***** Data block

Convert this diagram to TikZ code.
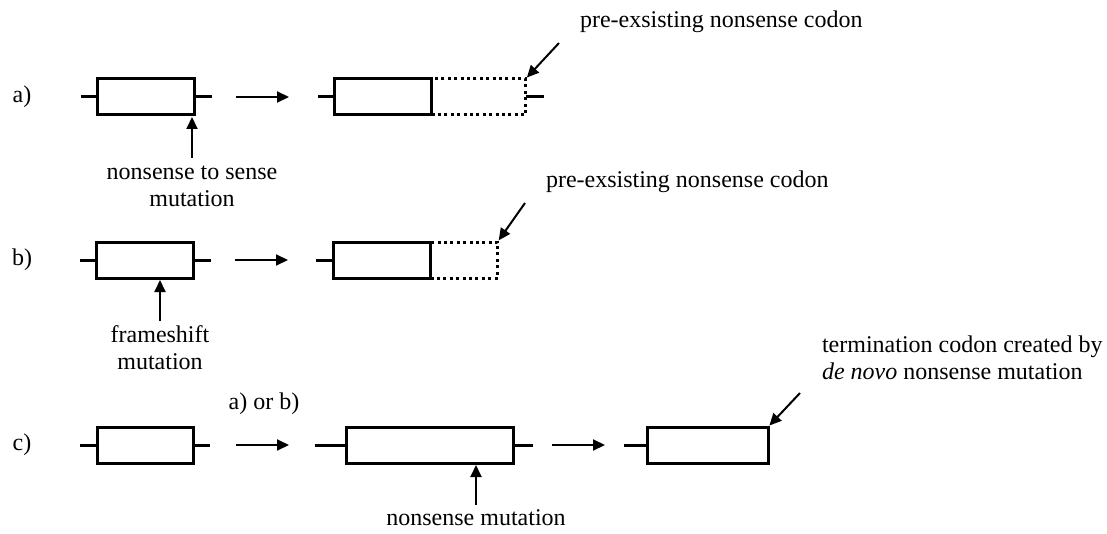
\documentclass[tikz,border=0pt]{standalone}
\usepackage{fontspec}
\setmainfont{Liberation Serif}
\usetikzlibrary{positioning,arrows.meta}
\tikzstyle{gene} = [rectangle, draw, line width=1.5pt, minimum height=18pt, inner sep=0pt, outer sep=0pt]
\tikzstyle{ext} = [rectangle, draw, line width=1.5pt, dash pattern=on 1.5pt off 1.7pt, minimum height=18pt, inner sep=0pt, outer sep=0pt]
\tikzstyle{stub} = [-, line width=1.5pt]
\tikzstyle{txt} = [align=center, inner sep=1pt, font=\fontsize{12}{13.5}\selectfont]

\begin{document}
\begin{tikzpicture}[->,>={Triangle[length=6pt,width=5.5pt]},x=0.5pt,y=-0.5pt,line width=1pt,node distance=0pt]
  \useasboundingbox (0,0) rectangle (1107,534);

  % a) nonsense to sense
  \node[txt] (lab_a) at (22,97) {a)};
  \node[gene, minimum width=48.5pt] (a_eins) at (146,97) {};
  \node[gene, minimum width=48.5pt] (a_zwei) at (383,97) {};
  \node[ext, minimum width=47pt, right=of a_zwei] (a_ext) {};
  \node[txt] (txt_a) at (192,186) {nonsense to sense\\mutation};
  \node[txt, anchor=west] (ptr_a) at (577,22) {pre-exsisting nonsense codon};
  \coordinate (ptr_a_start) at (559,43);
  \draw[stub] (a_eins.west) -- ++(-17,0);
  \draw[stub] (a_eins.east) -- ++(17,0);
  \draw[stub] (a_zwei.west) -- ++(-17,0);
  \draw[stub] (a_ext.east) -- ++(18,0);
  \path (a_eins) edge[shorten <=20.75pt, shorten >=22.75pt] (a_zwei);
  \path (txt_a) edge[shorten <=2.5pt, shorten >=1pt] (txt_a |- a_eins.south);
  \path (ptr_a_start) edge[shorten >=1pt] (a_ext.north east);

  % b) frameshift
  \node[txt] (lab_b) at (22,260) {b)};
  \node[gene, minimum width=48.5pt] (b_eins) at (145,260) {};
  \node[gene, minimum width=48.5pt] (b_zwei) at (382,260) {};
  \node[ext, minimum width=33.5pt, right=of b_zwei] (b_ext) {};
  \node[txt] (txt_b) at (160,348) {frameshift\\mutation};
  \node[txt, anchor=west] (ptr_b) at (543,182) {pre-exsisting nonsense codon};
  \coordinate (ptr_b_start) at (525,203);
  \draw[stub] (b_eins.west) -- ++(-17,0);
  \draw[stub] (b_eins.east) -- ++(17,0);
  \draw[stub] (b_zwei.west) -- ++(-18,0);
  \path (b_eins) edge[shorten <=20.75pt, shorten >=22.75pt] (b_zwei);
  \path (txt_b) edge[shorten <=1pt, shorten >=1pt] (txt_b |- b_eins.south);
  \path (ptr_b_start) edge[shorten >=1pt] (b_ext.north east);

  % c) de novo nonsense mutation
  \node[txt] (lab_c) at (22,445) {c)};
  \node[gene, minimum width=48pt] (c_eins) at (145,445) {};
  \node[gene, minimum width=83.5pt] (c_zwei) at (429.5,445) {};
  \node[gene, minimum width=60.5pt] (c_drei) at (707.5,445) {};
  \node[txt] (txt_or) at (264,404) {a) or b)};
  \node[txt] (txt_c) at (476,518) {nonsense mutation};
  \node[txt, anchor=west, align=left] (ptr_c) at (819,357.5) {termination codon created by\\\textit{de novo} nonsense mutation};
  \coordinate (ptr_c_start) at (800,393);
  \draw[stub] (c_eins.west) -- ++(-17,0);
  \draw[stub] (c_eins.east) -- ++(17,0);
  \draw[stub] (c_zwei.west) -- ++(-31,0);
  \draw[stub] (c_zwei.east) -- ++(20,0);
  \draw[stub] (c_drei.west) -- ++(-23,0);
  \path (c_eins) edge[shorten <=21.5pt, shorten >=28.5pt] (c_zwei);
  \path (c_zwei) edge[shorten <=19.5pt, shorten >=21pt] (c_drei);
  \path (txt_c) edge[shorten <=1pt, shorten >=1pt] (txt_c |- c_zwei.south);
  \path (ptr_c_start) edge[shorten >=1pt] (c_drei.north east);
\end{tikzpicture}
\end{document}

**********

### Required work
Copy all the data exactly as written, but skip any picture.

### Completed task
Convert this diagram to TikZ code.
\documentclass[tikz,border=0pt]{standalone}
\usepackage{fontspec}
\setmainfont{Liberation Serif}
\usetikzlibrary{positioning,arrows.meta}
\tikzstyle{gene} = [rectangle, draw, line width=1.5pt, minimum height=18pt, inner sep=0pt, outer sep=0pt]
\tikzstyle{ext} = [rectangle, draw, line width=1.5pt, dash pattern=on 1.5pt off 1.7pt, minimum height=18pt, inner sep=0pt, outer sep=0pt]
\tikzstyle{stub} = [-, line width=1.5pt]
\tikzstyle{txt} = [align=center, inner sep=1pt, font=\fontsize{12}{13.5}\selectfont]

\begin{document}
\begin{tikzpicture}[->,>={Triangle[length=6pt,width=5.5pt]},x=0.5pt,y=-0.5pt,line width=1pt,node distance=0pt]
  \useasboundingbox (0,0) rectangle (1107,534);

  % a) nonsense to sense
  \node[txt] (lab_a) at (22,97) {a)};
  \node[gene, minimum width=48.5pt] (a_eins) at (146,97) {};
  \node[gene, minimum width=48.5pt] (a_zwei) at (383,97) {};
  \node[ext, minimum width=47pt, right=of a_zwei] (a_ext) {};
  \node[txt] (txt_a) at (192,186) {nonsense to sense\\mutation};
  \node[txt, anchor=west] (ptr_a) at (577,22) {pre-exsisting nonsense codon};
  \coordinate (ptr_a_start) at (559,43);
  \draw[stub] (a_eins.west) -- ++(-17,0);
  \draw[stub] (a_eins.east) -- ++(17,0);
  \draw[stub] (a_zwei.west) -- ++(-17,0);
  \draw[stub] (a_ext.east) -- ++(18,0);
  \path (a_eins) edge[shorten <=20.75pt, shorten >=22.75pt] (a_zwei);
  \path (txt_a) edge[shorten <=2.5pt, shorten >=1pt] (txt_a |- a_eins.south);
  \path (ptr_a_start) edge[shorten >=1pt] (a_ext.north east);

  % b) frameshift
  \node[txt] (lab_b) at (22,260) {b)};
  \node[gene, minimum width=48.5pt] (b_eins) at (145,260) {};
  \node[gene, minimum width=48.5pt] (b_zwei) at (382,260) {};
  \node[ext, minimum width=33.5pt, right=of b_zwei] (b_ext) {};
  \node[txt] (txt_b) at (160,348) {frameshift\\mutation};
  \node[txt, anchor=west] (ptr_b) at (543,182) {pre-exsisting nonsense codon};
  \coordinate (ptr_b_start) at (525,203);
  \draw[stub] (b_eins.west) -- ++(-17,0);
  \draw[stub] (b_eins.east) -- ++(17,0);
  \draw[stub] (b_zwei.west) -- ++(-18,0);
  \path (b_eins) edge[shorten <=20.75pt, shorten >=22.75pt] (b_zwei);
  \path (txt_b) edge[shorten <=1pt, shorten >=1pt] (txt_b |- b_eins.south);
  \path (ptr_b_start) edge[shorten >=1pt] (b_ext.north east);

  % c) de novo nonsense mutation
  \node[txt] (lab_c) at (22,445) {c)};
  \node[gene, minimum width=48pt] (c_eins) at (145,445) {};
  \node[gene, minimum width=83.5pt] (c_zwei) at (429.5,445) {};
  \node[gene, minimum width=60.5pt] (c_drei) at (707.5,445) {};
  \node[txt] (txt_or) at (264,404) {a) or b)};
  \node[txt] (txt_c) at (476,518) {nonsense mutation};
  \node[txt, anchor=west, align=left] (ptr_c) at (819,357.5) {termination codon created by\\\textit{de novo} nonsense mutation};
  \coordinate (ptr_c_start) at (800,393);
  \draw[stub] (c_eins.west) -- ++(-17,0);
  \draw[stub] (c_eins.east) -- ++(17,0);
  \draw[stub] (c_zwei.west) -- ++(-31,0);
  \draw[stub] (c_zwei.east) -- ++(20,0);
  \draw[stub] (c_drei.west) -- ++(-23,0);
  \path (c_eins) edge[shorten <=21.5pt, shorten >=28.5pt] (c_zwei);
  \path (c_zwei) edge[shorten <=19.5pt, shorten >=21pt] (c_drei);
  \path (txt_c) edge[shorten <=1pt, shorten >=1pt] (txt_c |- c_zwei.south);
  \path (ptr_c_start) edge[shorten >=1pt] (c_drei.north east);
\end{tikzpicture}
\end{document}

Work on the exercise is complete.